▶ Available data
--

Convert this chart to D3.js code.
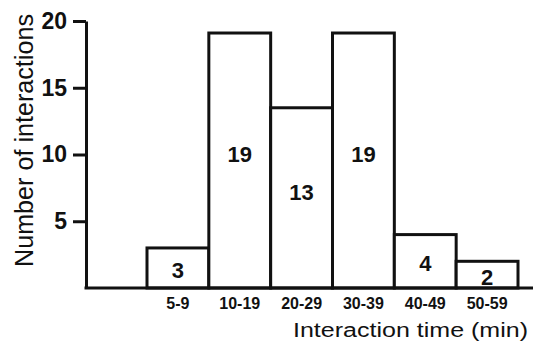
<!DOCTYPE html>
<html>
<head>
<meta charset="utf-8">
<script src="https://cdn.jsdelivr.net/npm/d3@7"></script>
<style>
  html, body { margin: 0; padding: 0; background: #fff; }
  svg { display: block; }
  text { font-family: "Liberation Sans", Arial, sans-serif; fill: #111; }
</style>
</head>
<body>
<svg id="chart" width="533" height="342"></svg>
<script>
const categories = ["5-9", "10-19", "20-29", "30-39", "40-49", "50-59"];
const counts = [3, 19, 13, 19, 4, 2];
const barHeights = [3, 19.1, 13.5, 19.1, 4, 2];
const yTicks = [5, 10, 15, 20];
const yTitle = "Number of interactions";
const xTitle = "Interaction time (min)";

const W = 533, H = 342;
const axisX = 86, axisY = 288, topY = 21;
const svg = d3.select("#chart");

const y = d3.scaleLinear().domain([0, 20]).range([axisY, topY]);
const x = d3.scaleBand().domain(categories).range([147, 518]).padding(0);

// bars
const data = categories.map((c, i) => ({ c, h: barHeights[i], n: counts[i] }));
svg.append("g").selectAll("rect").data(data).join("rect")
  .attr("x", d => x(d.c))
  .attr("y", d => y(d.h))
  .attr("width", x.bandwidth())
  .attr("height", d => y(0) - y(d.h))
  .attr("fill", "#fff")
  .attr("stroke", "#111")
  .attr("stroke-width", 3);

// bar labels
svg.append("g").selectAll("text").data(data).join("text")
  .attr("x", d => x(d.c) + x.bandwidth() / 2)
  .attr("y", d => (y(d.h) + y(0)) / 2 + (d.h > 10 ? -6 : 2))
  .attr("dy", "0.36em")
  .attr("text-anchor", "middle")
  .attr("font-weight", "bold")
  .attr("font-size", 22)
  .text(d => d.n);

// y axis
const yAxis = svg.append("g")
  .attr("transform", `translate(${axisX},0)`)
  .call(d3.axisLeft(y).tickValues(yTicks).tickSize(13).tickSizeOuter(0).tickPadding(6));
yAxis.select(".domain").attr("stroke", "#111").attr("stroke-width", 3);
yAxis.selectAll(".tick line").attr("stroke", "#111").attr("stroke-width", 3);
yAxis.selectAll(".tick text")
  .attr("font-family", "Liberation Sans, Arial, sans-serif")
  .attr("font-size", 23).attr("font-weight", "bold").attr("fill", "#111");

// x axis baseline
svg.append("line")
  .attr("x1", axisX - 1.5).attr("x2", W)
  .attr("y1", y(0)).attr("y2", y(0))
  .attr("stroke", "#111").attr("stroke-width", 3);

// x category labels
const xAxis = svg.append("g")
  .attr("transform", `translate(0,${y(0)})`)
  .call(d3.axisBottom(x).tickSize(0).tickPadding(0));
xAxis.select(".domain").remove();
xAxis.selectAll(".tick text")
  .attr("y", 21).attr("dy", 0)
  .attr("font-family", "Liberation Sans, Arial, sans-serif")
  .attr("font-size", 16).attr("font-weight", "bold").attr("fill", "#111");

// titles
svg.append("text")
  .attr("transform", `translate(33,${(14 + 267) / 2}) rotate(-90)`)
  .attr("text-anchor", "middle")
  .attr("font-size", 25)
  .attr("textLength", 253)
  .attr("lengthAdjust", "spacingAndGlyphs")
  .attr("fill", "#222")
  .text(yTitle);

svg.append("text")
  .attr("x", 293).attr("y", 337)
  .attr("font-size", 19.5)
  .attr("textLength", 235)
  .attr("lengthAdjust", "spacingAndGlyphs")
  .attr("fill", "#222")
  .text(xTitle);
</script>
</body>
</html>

--

▶ Exercise goal
Retype everything in the material word for word, minus pictures.

▶ Reply to the exercise
Convert this chart to D3.js code.
<!DOCTYPE html>
<html>
<head>
<meta charset="utf-8">
<script src="https://cdn.jsdelivr.net/npm/d3@7"></script>
<style>
  html, body { margin: 0; padding: 0; background: #fff; }
  svg { display: block; }
  text { font-family: "Liberation Sans", Arial, sans-serif; fill: #111; }
</style>
</head>
<body>
<svg id="chart" width="533" height="342"></svg>
<script>
const categories = ["5-9", "10-19", "20-29", "30-39", "40-49", "50-59"];
const counts = [3, 19, 13, 19, 4, 2];
const barHeights = [3, 19.1, 13.5, 19.1, 4, 2];
const yTicks = [5, 10, 15, 20];
const yTitle = "Number of interactions";
const xTitle = "Interaction time (min)";

const W = 533, H = 342;
const axisX = 86, axisY = 288, topY = 21;
const svg = d3.select("#chart");

const y = d3.scaleLinear().domain([0, 20]).range([axisY, topY]);
const x = d3.scaleBand().domain(categories).range([147, 518]).padding(0);

// bars
const data = categories.map((c, i) => ({ c, h: barHeights[i], n: counts[i] }));
svg.append("g").selectAll("rect").data(data).join("rect")
  .attr("x", d => x(d.c))
  .attr("y", d => y(d.h))
  .attr("width", x.bandwidth())
  .attr("height", d => y(0) - y(d.h))
  .attr("fill", "#fff")
  .attr("stroke", "#111")
  .attr("stroke-width", 3);

// bar labels
svg.append("g").selectAll("text").data(data).join("text")
  .attr("x", d => x(d.c) + x.bandwidth() / 2)
  .attr("y", d => (y(d.h) + y(0)) / 2 + (d.h > 10 ? -6 : 2))
  .attr("dy", "0.36em")
  .attr("text-anchor", "middle")
  .attr("font-weight", "bold")
  .attr("font-size", 22)
  .text(d => d.n);

// y axis
const yAxis = svg.append("g")
  .attr("transform", `translate(${axisX},0)`)
  .call(d3.axisLeft(y).tickValues(yTicks).tickSize(13).tickSizeOuter(0).tickPadding(6));
yAxis.select(".domain").attr("stroke", "#111").attr("stroke-width", 3);
yAxis.selectAll(".tick line").attr("stroke", "#111").attr("stroke-width", 3);
yAxis.selectAll(".tick text")
  .attr("font-family", "Liberation Sans, Arial, sans-serif")
  .attr("font-size", 23).attr("font-weight", "bold").attr("fill", "#111");

// x axis baseline
svg.append("line")
  .attr("x1", axisX - 1.5).attr("x2", W)
  .attr("y1", y(0)).attr("y2", y(0))
  .attr("stroke", "#111").attr("stroke-width", 3);

// x category labels
const xAxis = svg.append("g")
  .attr("transform", `translate(0,${y(0)})`)
  .call(d3.axisBottom(x).tickSize(0).tickPadding(0));
xAxis.select(".domain").remove();
xAxis.selectAll(".tick text")
  .attr("y", 21).attr("dy", 0)
  .attr("font-family", "Liberation Sans, Arial, sans-serif")
  .attr("font-size", 16).attr("font-weight", "bold").attr("fill", "#111");

// titles
svg.append("text")
  .attr("transform", `translate(33,${(14 + 267) / 2}) rotate(-90)`)
  .attr("text-anchor", "middle")
  .attr("font-size", 25)
  .attr("textLength", 253)
  .attr("lengthAdjust", "spacingAndGlyphs")
  .attr("fill", "#222")
  .text(yTitle);

svg.append("text")
  .attr("x", 293).attr("y", 337)
  .attr("font-size", 19.5)
  .attr("textLength", 235)
  .attr("lengthAdjust", "spacingAndGlyphs")
  .attr("fill", "#222")
  .text(xTitle);
</script>
</body>
</html>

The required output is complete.